Written request:
Pull out the lines running from the one with "What Bokeh code" to the one with "from bokeh.resources import INLINE", inclusive, word for word. Drop any picture.

Material for this task:
———

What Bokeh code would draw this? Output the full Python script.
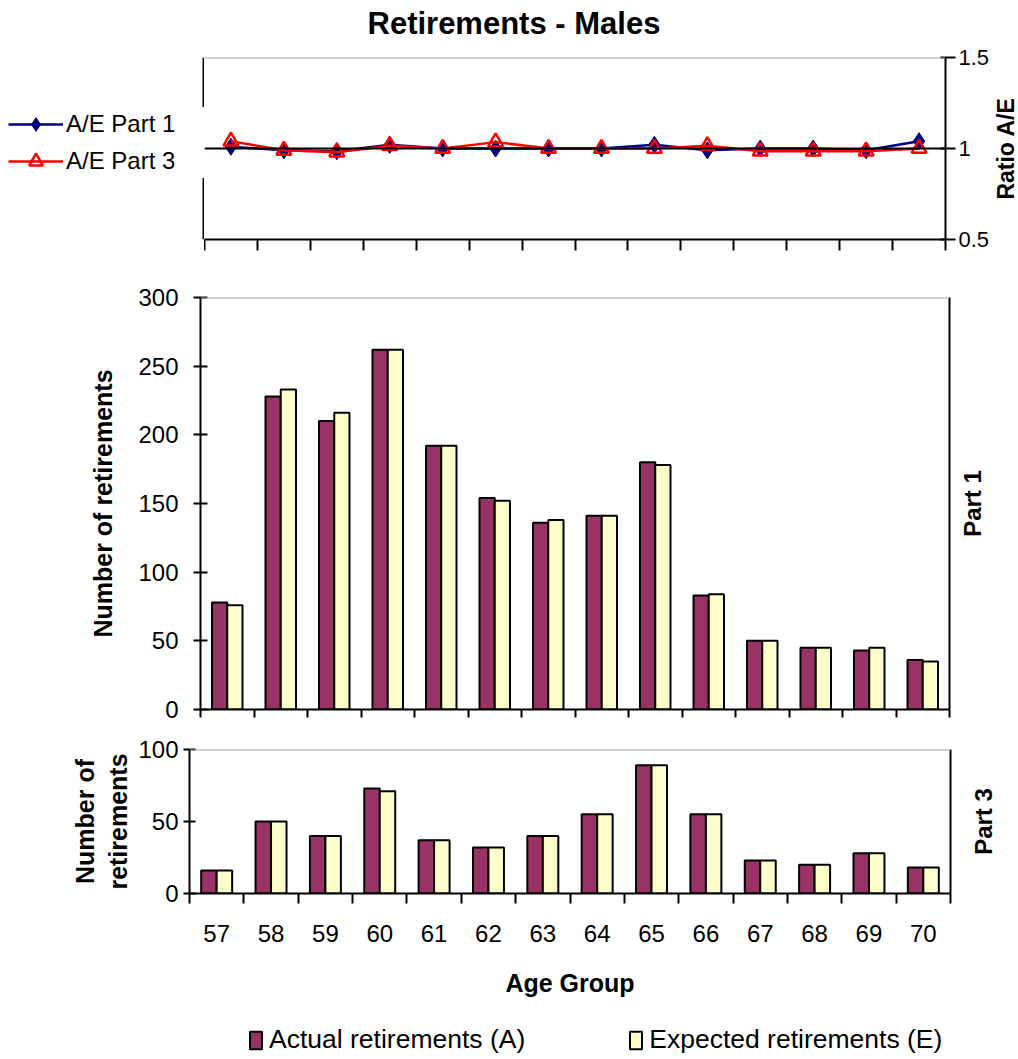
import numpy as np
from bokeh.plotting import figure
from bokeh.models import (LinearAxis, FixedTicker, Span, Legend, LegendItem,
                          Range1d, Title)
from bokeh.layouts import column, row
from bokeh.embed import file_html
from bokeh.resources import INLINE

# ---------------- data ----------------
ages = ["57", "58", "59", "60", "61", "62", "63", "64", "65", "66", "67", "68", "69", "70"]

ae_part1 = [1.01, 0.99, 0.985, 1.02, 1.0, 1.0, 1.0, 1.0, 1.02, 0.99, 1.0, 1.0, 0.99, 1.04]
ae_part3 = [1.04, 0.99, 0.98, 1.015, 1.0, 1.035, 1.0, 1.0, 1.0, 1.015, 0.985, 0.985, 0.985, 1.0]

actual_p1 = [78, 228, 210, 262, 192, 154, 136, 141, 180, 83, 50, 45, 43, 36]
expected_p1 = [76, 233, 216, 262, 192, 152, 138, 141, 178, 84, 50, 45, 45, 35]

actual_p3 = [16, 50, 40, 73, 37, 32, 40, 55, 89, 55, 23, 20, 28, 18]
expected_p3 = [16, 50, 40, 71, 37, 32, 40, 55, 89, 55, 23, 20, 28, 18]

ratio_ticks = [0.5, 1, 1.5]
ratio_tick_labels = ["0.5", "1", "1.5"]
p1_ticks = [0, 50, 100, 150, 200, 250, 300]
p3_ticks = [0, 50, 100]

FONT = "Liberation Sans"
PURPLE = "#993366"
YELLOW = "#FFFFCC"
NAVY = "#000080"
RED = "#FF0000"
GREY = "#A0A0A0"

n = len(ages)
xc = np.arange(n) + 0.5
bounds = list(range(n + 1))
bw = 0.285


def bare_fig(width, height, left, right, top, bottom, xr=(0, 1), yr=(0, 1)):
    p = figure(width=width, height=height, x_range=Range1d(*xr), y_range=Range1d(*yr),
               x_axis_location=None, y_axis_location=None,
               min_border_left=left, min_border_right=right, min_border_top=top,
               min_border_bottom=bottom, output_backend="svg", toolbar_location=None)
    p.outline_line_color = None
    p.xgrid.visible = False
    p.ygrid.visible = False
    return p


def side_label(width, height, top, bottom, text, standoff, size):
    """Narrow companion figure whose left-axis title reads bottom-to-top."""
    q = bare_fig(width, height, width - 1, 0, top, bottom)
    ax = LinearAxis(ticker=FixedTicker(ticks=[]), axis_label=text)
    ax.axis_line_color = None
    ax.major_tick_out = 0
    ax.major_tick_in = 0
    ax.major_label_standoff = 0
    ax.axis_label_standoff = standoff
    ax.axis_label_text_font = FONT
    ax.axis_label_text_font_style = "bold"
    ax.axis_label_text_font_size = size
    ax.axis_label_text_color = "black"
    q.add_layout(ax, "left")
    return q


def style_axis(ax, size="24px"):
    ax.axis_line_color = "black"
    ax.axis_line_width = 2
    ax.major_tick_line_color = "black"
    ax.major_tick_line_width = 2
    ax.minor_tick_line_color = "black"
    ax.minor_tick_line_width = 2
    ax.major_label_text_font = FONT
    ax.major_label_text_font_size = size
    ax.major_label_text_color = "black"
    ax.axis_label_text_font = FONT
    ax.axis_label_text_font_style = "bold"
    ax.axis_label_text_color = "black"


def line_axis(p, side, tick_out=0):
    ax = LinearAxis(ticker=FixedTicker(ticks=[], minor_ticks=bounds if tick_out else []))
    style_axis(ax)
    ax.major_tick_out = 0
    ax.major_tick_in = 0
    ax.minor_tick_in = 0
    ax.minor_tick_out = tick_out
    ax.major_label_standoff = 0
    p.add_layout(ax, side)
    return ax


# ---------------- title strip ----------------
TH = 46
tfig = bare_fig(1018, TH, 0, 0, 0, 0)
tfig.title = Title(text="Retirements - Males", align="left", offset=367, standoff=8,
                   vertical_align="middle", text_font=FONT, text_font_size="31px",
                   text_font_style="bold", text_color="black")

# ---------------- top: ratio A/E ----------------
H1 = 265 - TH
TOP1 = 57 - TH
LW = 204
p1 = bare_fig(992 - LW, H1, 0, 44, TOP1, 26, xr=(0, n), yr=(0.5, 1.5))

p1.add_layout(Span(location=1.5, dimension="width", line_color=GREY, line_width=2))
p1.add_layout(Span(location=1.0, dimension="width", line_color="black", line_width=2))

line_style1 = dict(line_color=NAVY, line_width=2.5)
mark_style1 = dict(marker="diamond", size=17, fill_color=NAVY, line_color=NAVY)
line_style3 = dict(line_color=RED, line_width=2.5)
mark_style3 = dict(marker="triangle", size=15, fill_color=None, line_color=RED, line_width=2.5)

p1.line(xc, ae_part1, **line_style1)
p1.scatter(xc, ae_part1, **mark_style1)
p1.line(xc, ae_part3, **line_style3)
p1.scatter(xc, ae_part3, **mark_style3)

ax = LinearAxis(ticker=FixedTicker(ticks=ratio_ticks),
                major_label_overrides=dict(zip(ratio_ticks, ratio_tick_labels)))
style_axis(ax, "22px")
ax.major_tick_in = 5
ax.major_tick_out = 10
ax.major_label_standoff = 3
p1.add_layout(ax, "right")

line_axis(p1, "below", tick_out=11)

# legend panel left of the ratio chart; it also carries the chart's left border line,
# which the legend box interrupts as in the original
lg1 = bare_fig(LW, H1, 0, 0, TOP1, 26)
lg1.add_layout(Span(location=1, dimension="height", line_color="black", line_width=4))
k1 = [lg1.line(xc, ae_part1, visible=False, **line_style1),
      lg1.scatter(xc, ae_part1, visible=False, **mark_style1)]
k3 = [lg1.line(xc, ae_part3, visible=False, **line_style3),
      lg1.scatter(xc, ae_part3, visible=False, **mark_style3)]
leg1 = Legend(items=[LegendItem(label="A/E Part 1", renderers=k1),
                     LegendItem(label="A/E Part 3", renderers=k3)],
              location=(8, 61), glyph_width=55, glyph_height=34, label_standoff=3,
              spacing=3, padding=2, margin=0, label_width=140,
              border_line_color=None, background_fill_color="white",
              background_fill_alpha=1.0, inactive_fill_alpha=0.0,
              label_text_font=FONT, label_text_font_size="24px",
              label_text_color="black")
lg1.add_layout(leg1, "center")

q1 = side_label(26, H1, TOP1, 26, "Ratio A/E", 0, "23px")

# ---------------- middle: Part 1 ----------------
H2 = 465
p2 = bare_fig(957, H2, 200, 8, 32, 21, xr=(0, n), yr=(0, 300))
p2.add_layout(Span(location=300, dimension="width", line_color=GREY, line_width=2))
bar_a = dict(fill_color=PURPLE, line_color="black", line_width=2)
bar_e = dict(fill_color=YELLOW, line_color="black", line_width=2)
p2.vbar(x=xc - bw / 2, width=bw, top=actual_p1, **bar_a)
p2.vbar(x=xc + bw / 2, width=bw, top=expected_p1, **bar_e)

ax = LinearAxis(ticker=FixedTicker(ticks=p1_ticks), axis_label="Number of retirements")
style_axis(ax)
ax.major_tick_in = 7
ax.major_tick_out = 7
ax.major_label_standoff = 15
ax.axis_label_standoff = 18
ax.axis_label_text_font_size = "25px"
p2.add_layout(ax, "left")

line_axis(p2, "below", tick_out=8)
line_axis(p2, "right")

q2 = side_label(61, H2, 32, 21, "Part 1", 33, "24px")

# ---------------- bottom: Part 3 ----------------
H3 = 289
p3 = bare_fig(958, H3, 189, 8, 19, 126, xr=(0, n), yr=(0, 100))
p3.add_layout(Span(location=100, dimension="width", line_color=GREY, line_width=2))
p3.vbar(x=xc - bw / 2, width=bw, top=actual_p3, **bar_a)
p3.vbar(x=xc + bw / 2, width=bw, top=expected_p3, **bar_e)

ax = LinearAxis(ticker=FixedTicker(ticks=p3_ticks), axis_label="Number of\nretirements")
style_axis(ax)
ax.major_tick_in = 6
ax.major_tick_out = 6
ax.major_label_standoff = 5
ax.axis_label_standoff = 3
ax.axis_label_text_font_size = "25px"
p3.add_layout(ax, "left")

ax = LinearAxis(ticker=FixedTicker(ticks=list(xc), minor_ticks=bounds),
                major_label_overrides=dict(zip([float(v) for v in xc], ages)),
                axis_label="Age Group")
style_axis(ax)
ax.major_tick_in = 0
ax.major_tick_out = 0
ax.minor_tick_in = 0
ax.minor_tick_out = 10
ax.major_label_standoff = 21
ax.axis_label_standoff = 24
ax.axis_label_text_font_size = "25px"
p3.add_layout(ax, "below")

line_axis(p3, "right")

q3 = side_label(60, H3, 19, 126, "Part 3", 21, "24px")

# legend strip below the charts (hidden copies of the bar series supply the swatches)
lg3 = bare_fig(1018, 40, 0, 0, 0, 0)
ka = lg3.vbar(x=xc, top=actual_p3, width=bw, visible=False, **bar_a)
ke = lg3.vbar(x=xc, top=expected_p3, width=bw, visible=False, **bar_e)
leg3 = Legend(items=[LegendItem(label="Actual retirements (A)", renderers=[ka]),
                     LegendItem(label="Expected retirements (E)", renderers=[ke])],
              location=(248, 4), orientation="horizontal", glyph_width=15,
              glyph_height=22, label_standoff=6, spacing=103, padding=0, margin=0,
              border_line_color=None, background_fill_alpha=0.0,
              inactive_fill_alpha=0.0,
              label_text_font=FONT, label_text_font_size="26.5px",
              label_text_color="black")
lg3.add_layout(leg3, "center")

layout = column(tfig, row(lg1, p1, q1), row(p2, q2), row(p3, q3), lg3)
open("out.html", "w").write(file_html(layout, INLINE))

———

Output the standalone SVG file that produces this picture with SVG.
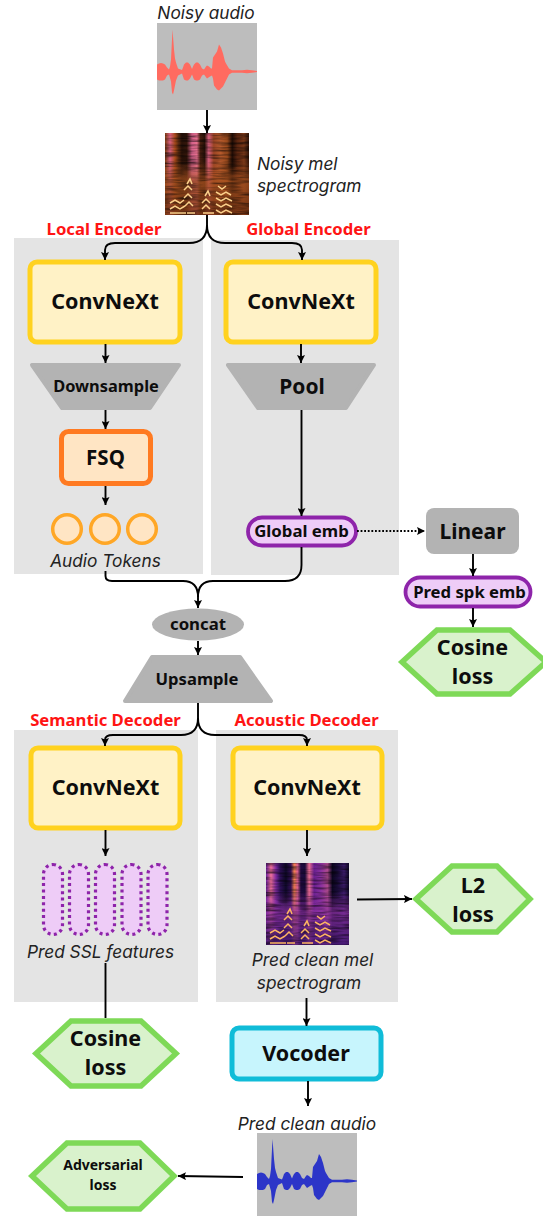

———

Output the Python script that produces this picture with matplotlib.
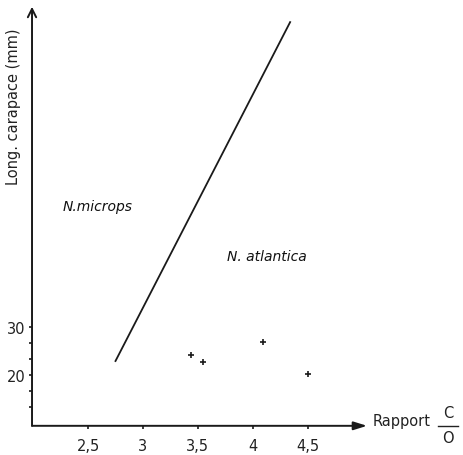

———

Worked answer:
What Bokeh code would draw this? Output the full Python script.
import numpy as np
from bokeh.plotting import figure
from bokeh.models import (LinearAxis, FixedTicker, Span, Legend, LegendItem,
                          Range1d, Title)
from bokeh.layouts import column, row
from bokeh.embed import file_html
from bokeh.resources import INLINE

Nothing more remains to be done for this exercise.